**Supplied information**
- - -
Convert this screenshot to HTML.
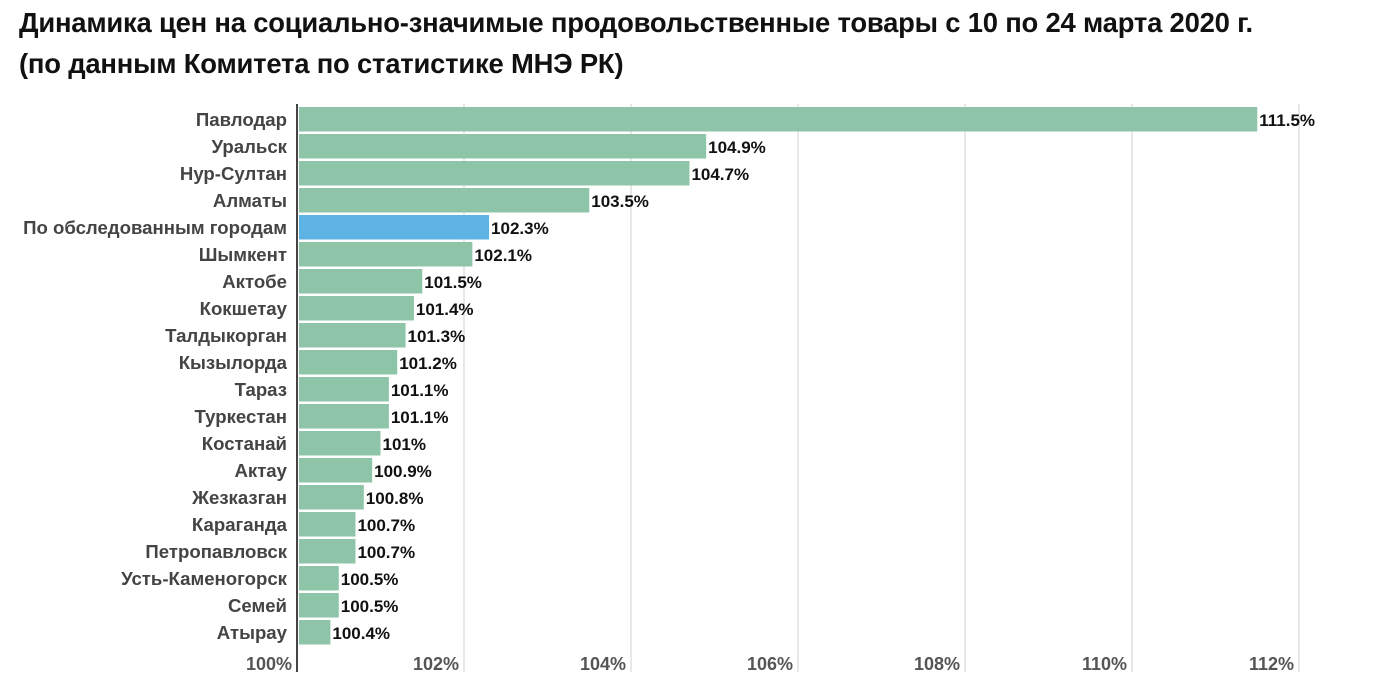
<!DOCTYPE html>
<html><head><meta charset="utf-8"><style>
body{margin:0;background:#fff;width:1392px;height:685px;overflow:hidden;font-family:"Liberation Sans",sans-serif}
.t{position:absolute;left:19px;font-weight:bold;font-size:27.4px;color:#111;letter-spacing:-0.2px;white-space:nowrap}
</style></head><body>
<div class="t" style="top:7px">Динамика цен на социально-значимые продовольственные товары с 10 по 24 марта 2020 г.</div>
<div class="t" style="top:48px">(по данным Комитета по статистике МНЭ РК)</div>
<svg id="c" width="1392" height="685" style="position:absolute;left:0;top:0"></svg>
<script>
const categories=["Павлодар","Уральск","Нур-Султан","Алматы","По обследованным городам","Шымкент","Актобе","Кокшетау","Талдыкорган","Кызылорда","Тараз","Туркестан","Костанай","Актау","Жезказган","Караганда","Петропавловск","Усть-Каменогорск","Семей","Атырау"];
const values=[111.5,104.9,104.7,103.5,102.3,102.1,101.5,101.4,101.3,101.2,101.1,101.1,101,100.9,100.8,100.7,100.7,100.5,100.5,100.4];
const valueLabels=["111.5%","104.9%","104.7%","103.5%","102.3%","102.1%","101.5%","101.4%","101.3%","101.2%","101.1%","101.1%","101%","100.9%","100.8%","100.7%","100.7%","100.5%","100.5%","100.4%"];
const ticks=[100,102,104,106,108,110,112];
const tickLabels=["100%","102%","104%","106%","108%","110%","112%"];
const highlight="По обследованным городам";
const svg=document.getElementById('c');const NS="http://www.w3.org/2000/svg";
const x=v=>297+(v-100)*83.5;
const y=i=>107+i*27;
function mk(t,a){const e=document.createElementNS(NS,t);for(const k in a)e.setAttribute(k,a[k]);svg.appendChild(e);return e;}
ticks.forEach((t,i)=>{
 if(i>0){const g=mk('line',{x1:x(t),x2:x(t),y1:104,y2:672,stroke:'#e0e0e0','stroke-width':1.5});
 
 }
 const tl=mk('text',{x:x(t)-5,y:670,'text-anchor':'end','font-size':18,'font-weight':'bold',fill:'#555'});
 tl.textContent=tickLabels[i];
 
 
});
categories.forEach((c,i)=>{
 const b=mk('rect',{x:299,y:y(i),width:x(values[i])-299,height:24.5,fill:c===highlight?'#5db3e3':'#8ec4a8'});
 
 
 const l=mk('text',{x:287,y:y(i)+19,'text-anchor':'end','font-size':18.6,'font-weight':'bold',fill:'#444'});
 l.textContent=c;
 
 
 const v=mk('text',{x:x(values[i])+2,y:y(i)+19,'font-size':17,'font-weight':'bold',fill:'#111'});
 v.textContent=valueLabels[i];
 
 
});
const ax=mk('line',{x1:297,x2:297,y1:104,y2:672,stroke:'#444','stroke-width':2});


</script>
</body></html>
- - -
**Brief**
Set down the material exactly, every line of it, except for the pictures.

**Written solution**
Convert this screenshot to HTML.
<!DOCTYPE html>
<html><head><meta charset="utf-8"><style>
body{margin:0;background:#fff;width:1392px;height:685px;overflow:hidden;font-family:"Liberation Sans",sans-serif}
.t{position:absolute;left:19px;font-weight:bold;font-size:27.4px;color:#111;letter-spacing:-0.2px;white-space:nowrap}
</style></head><body>
<div class="t" style="top:7px">Динамика цен на социально-значимые продовольственные товары с 10 по 24 марта 2020 г.</div>
<div class="t" style="top:48px">(по данным Комитета по статистике МНЭ РК)</div>
<svg id="c" width="1392" height="685" style="position:absolute;left:0;top:0"></svg>
<script>
const categories=["Павлодар","Уральск","Нур-Султан","Алматы","По обследованным городам","Шымкент","Актобе","Кокшетау","Талдыкорган","Кызылорда","Тараз","Туркестан","Костанай","Актау","Жезказган","Караганда","Петропавловск","Усть-Каменогорск","Семей","Атырау"];
const values=[111.5,104.9,104.7,103.5,102.3,102.1,101.5,101.4,101.3,101.2,101.1,101.1,101,100.9,100.8,100.7,100.7,100.5,100.5,100.4];
const valueLabels=["111.5%","104.9%","104.7%","103.5%","102.3%","102.1%","101.5%","101.4%","101.3%","101.2%","101.1%","101.1%","101%","100.9%","100.8%","100.7%","100.7%","100.5%","100.5%","100.4%"];
const ticks=[100,102,104,106,108,110,112];
const tickLabels=["100%","102%","104%","106%","108%","110%","112%"];
const highlight="По обследованным городам";
const svg=document.getElementById('c');const NS="http://www.w3.org/2000/svg";
const x=v=>297+(v-100)*83.5;
const y=i=>107+i*27;
function mk(t,a){const e=document.createElementNS(NS,t);for(const k in a)e.setAttribute(k,a[k]);svg.appendChild(e);return e;}
ticks.forEach((t,i)=>{
 if(i>0){const g=mk('line',{x1:x(t),x2:x(t),y1:104,y2:672,stroke:'#e0e0e0','stroke-width':1.5});
 
 }
 const tl=mk('text',{x:x(t)-5,y:670,'text-anchor':'end','font-size':18,'font-weight':'bold',fill:'#555'});
 tl.textContent=tickLabels[i];
 
 
});
categories.forEach((c,i)=>{
 const b=mk('rect',{x:299,y:y(i),width:x(values[i])-299,height:24.5,fill:c===highlight?'#5db3e3':'#8ec4a8'});
 
 
 const l=mk('text',{x:287,y:y(i)+19,'text-anchor':'end','font-size':18.6,'font-weight':'bold',fill:'#444'});
 l.textContent=c;
 
 
 const v=mk('text',{x:x(values[i])+2,y:y(i)+19,'font-size':17,'font-weight':'bold',fill:'#111'});
 v.textContent=valueLabels[i];
 
 
});
const ax=mk('line',{x1:297,x2:297,y1:104,y2:672,stroke:'#444','stroke-width':2});


</script>
</body></html>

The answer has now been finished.